INFORMATION SUPPLIED
—————

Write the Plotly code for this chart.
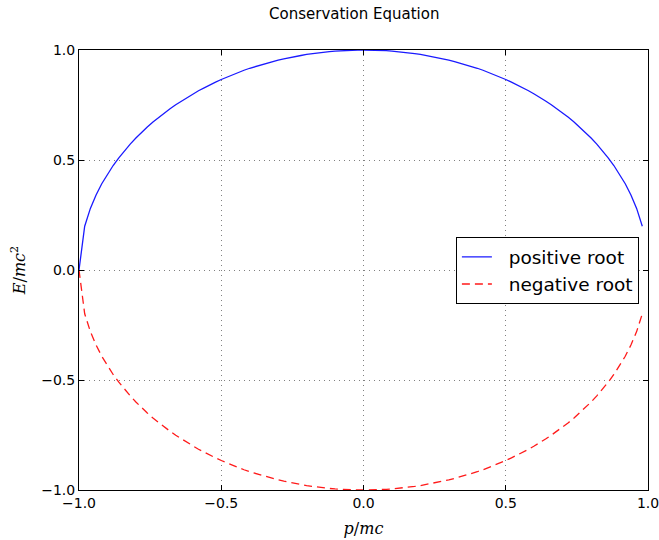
import plotly.graph_objects as go

# Momentum samples (p/mc) and the two energy roots (E/mc^2)
p_mc = [
    -1.00, -0.98, -0.96, -0.94, -0.92, -0.90, -0.88, -0.86, -0.84, -0.82,
    -0.80, -0.78, -0.76, -0.74, -0.72, -0.70, -0.68, -0.66, -0.64, -0.62,
    -0.60, -0.58, -0.56, -0.54, -0.52, -0.50, -0.48, -0.46, -0.44, -0.42,
    -0.40, -0.38, -0.36, -0.34, -0.32, -0.30, -0.28, -0.26, -0.24, -0.22,
    -0.20, -0.18, -0.16, -0.14, -0.12, -0.10, -0.08, -0.06, -0.04, -0.02,
    0.00, 0.02, 0.04, 0.06, 0.08, 0.10, 0.12, 0.14, 0.16, 0.18,
    0.20, 0.22, 0.24, 0.26, 0.28, 0.30, 0.32, 0.34, 0.36, 0.38,
    0.40, 0.42, 0.44, 0.46, 0.48, 0.50, 0.52, 0.54, 0.56, 0.58,
    0.60, 0.62, 0.64, 0.66, 0.68, 0.70, 0.72, 0.74, 0.76, 0.78,
    0.80, 0.82, 0.84, 0.86, 0.88, 0.90, 0.92, 0.94, 0.96, 0.98,
]

positive_root = [
    0.000, 0.199, 0.280, 0.341, 0.392, 0.436, 0.475, 0.510, 0.543, 0.572,
    0.600, 0.626, 0.650, 0.673, 0.694, 0.714, 0.733, 0.751, 0.768, 0.785,
    0.800, 0.815, 0.828, 0.842, 0.854, 0.866, 0.877, 0.888, 0.898, 0.908,
    0.917, 0.925, 0.933, 0.940, 0.947, 0.954, 0.960, 0.966, 0.971, 0.975,
    0.980, 0.984, 0.987, 0.990, 0.993, 0.995, 0.997, 0.998, 0.999, 1.000,
    1.000, 1.000, 0.999, 0.998, 0.997, 0.995, 0.993, 0.990, 0.987, 0.984,
    0.980, 0.975, 0.971, 0.966, 0.960, 0.954, 0.947, 0.940, 0.933, 0.925,
    0.917, 0.908, 0.898, 0.888, 0.877, 0.866, 0.854, 0.842, 0.828, 0.815,
    0.800, 0.785, 0.768, 0.751, 0.733, 0.714, 0.694, 0.673, 0.650, 0.626,
    0.600, 0.572, 0.543, 0.510, 0.475, 0.436, 0.392, 0.341, 0.280, 0.199,
]

negative_root = [
    -0.000, -0.199, -0.280, -0.341, -0.392, -0.436, -0.475, -0.510, -0.543, -0.572,
    -0.600, -0.626, -0.650, -0.673, -0.694, -0.714, -0.733, -0.751, -0.768, -0.785,
    -0.800, -0.815, -0.828, -0.842, -0.854, -0.866, -0.877, -0.888, -0.898, -0.908,
    -0.917, -0.925, -0.933, -0.940, -0.947, -0.954, -0.960, -0.966, -0.971, -0.975,
    -0.980, -0.984, -0.987, -0.990, -0.993, -0.995, -0.997, -0.998, -0.999, -1.000,
    -1.000, -1.000, -0.999, -0.998, -0.997, -0.995, -0.993, -0.990, -0.987, -0.984,
    -0.980, -0.975, -0.971, -0.966, -0.960, -0.954, -0.947, -0.940, -0.933, -0.925,
    -0.917, -0.908, -0.898, -0.888, -0.877, -0.866, -0.854, -0.842, -0.828, -0.815,
    -0.800, -0.785, -0.768, -0.751, -0.733, -0.714, -0.694, -0.673, -0.650, -0.626,
    -0.600, -0.572, -0.543, -0.510, -0.475, -0.436, -0.392, -0.341, -0.280, -0.199,
]

tick_vals = [-1.0, -0.5, 0.0, 0.5, 1.0]
tick_text = ["\u22121.0", "\u22120.5", "0.0", "0.5", "1.0"]

# Non-breaking spaces open a gap between each legend line sample and its label
LEGEND_PAD = "\u00a0\u00a0"

fig = go.Figure()
fig.add_trace(go.Scatter(
    x=p_mc, y=positive_root, mode="lines", name=LEGEND_PAD + "positive root",
    line=dict(color="#1a1aff", width=1.3),
))
fig.add_trace(go.Scatter(
    x=p_mc, y=negative_root, mode="lines", name=LEGEND_PAD + "negative root",
    line=dict(color="#ff1a1a", width=1.3, dash="8px,5px"),
))

axis_common = dict(
    tickvals=tick_vals, ticktext=tick_text,
    showline=True, linecolor="black", linewidth=1, mirror="allticks",
    ticks="inside", ticklen=5, tickcolor="black", tickwidth=1,
    showgrid=True, gridcolor="#808080", gridwidth=1, griddash="1px,4px",
    zeroline=False, automargin=False, ticklabeloverflow="allow",
    tickfont=dict(family="DejaVu Sans", size=14, color="black"),
)

fig.update_layout(
    width=659, height=540,
    margin=dict(l=79, r=11, t=50, b=50),
    paper_bgcolor="white", plot_bgcolor="white",
    title=dict(
        text="Conservation Equation", x=0.5375, xanchor="center",
        y=0.975, yanchor="middle",
        font=dict(family="DejaVu Sans", size=15, color="black"),
    ),
    xaxis=dict(
        range=[-1.0, 1.0],
        title=dict(text="<i>p</i>/<i>mc</i>", standoff=13,
                   font=dict(family="DejaVu Serif", size=16, color="black")),
        **axis_common,
    ),
    yaxis=dict(
        range=[-1.0, 1.0],
        title=dict(text="<i>E</i>/<i>mc</i><sup>2</sup>", standoff=11,
                   font=dict(family="DejaVu Serif", size=16, color="black")),
        **axis_common,
    ),
    legend=dict(
        x=0.984, y=0.574, xanchor="right", yanchor="top",
        bgcolor="white", bordercolor="black", borderwidth=1,
        font=dict(family="DejaVu Sans", size=18.5, color="black"),
        itemwidth=30,
    ),
)

fig.write_html("out.html")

—————

WHAT IS BEING ASKED
Transcribe all the data word for word; the images stay out.

TASK ANSWER
Write the Plotly code for this chart.
import plotly.graph_objects as go

# Momentum samples (p/mc) and the two energy roots (E/mc^2)
p_mc = [
    -1.00, -0.98, -0.96, -0.94, -0.92, -0.90, -0.88, -0.86, -0.84, -0.82,
    -0.80, -0.78, -0.76, -0.74, -0.72, -0.70, -0.68, -0.66, -0.64, -0.62,
    -0.60, -0.58, -0.56, -0.54, -0.52, -0.50, -0.48, -0.46, -0.44, -0.42,
    -0.40, -0.38, -0.36, -0.34, -0.32, -0.30, -0.28, -0.26, -0.24, -0.22,
    -0.20, -0.18, -0.16, -0.14, -0.12, -0.10, -0.08, -0.06, -0.04, -0.02,
    0.00, 0.02, 0.04, 0.06, 0.08, 0.10, 0.12, 0.14, 0.16, 0.18,
    0.20, 0.22, 0.24, 0.26, 0.28, 0.30, 0.32, 0.34, 0.36, 0.38,
    0.40, 0.42, 0.44, 0.46, 0.48, 0.50, 0.52, 0.54, 0.56, 0.58,
    0.60, 0.62, 0.64, 0.66, 0.68, 0.70, 0.72, 0.74, 0.76, 0.78,
    0.80, 0.82, 0.84, 0.86, 0.88, 0.90, 0.92, 0.94, 0.96, 0.98,
]

positive_root = [
    0.000, 0.199, 0.280, 0.341, 0.392, 0.436, 0.475, 0.510, 0.543, 0.572,
    0.600, 0.626, 0.650, 0.673, 0.694, 0.714, 0.733, 0.751, 0.768, 0.785,
    0.800, 0.815, 0.828, 0.842, 0.854, 0.866, 0.877, 0.888, 0.898, 0.908,
    0.917, 0.925, 0.933, 0.940, 0.947, 0.954, 0.960, 0.966, 0.971, 0.975,
    0.980, 0.984, 0.987, 0.990, 0.993, 0.995, 0.997, 0.998, 0.999, 1.000,
    1.000, 1.000, 0.999, 0.998, 0.997, 0.995, 0.993, 0.990, 0.987, 0.984,
    0.980, 0.975, 0.971, 0.966, 0.960, 0.954, 0.947, 0.940, 0.933, 0.925,
    0.917, 0.908, 0.898, 0.888, 0.877, 0.866, 0.854, 0.842, 0.828, 0.815,
    0.800, 0.785, 0.768, 0.751, 0.733, 0.714, 0.694, 0.673, 0.650, 0.626,
    0.600, 0.572, 0.543, 0.510, 0.475, 0.436, 0.392, 0.341, 0.280, 0.199,
]

negative_root = [
    -0.000, -0.199, -0.280, -0.341, -0.392, -0.436, -0.475, -0.510, -0.543, -0.572,
    -0.600, -0.626, -0.650, -0.673, -0.694, -0.714, -0.733, -0.751, -0.768, -0.785,
    -0.800, -0.815, -0.828, -0.842, -0.854, -0.866, -0.877, -0.888, -0.898, -0.908,
    -0.917, -0.925, -0.933, -0.940, -0.947, -0.954, -0.960, -0.966, -0.971, -0.975,
    -0.980, -0.984, -0.987, -0.990, -0.993, -0.995, -0.997, -0.998, -0.999, -1.000,
    -1.000, -1.000, -0.999, -0.998, -0.997, -0.995, -0.993, -0.990, -0.987, -0.984,
    -0.980, -0.975, -0.971, -0.966, -0.960, -0.954, -0.947, -0.940, -0.933, -0.925,
    -0.917, -0.908, -0.898, -0.888, -0.877, -0.866, -0.854, -0.842, -0.828, -0.815,
    -0.800, -0.785, -0.768, -0.751, -0.733, -0.714, -0.694, -0.673, -0.650, -0.626,
    -0.600, -0.572, -0.543, -0.510, -0.475, -0.436, -0.392, -0.341, -0.280, -0.199,
]

tick_vals = [-1.0, -0.5, 0.0, 0.5, 1.0]
tick_text = ["\u22121.0", "\u22120.5", "0.0", "0.5", "1.0"]

# Non-breaking spaces open a gap between each legend line sample and its label
LEGEND_PAD = "\u00a0\u00a0"

fig = go.Figure()
fig.add_trace(go.Scatter(
    x=p_mc, y=positive_root, mode="lines", name=LEGEND_PAD + "positive root",
    line=dict(color="#1a1aff", width=1.3),
))
fig.add_trace(go.Scatter(
    x=p_mc, y=negative_root, mode="lines", name=LEGEND_PAD + "negative root",
    line=dict(color="#ff1a1a", width=1.3, dash="8px,5px"),
))

axis_common = dict(
    tickvals=tick_vals, ticktext=tick_text,
    showline=True, linecolor="black", linewidth=1, mirror="allticks",
    ticks="inside", ticklen=5, tickcolor="black", tickwidth=1,
    showgrid=True, gridcolor="#808080", gridwidth=1, griddash="1px,4px",
    zeroline=False, automargin=False, ticklabeloverflow="allow",
    tickfont=dict(family="DejaVu Sans", size=14, color="black"),
)

fig.update_layout(
    width=659, height=540,
    margin=dict(l=79, r=11, t=50, b=50),
    paper_bgcolor="white", plot_bgcolor="white",
    title=dict(
        text="Conservation Equation", x=0.5375, xanchor="center",
        y=0.975, yanchor="middle",
        font=dict(family="DejaVu Sans", size=15, color="black"),
    ),
    xaxis=dict(
        range=[-1.0, 1.0],
        title=dict(text="<i>p</i>/<i>mc</i>", standoff=13,
                   font=dict(family="DejaVu Serif", size=16, color="black")),
        **axis_common,
    ),
    yaxis=dict(
        range=[-1.0, 1.0],
        title=dict(text="<i>E</i>/<i>mc</i><sup>2</sup>", standoff=11,
                   font=dict(family="DejaVu Serif", size=16, color="black")),
        **axis_common,
    ),
    legend=dict(
        x=0.984, y=0.574, xanchor="right", yanchor="top",
        bgcolor="white", bordercolor="black", borderwidth=1,
        font=dict(family="DejaVu Sans", size=18.5, color="black"),
        itemwidth=30,
    ),
)

fig.write_html("out.html")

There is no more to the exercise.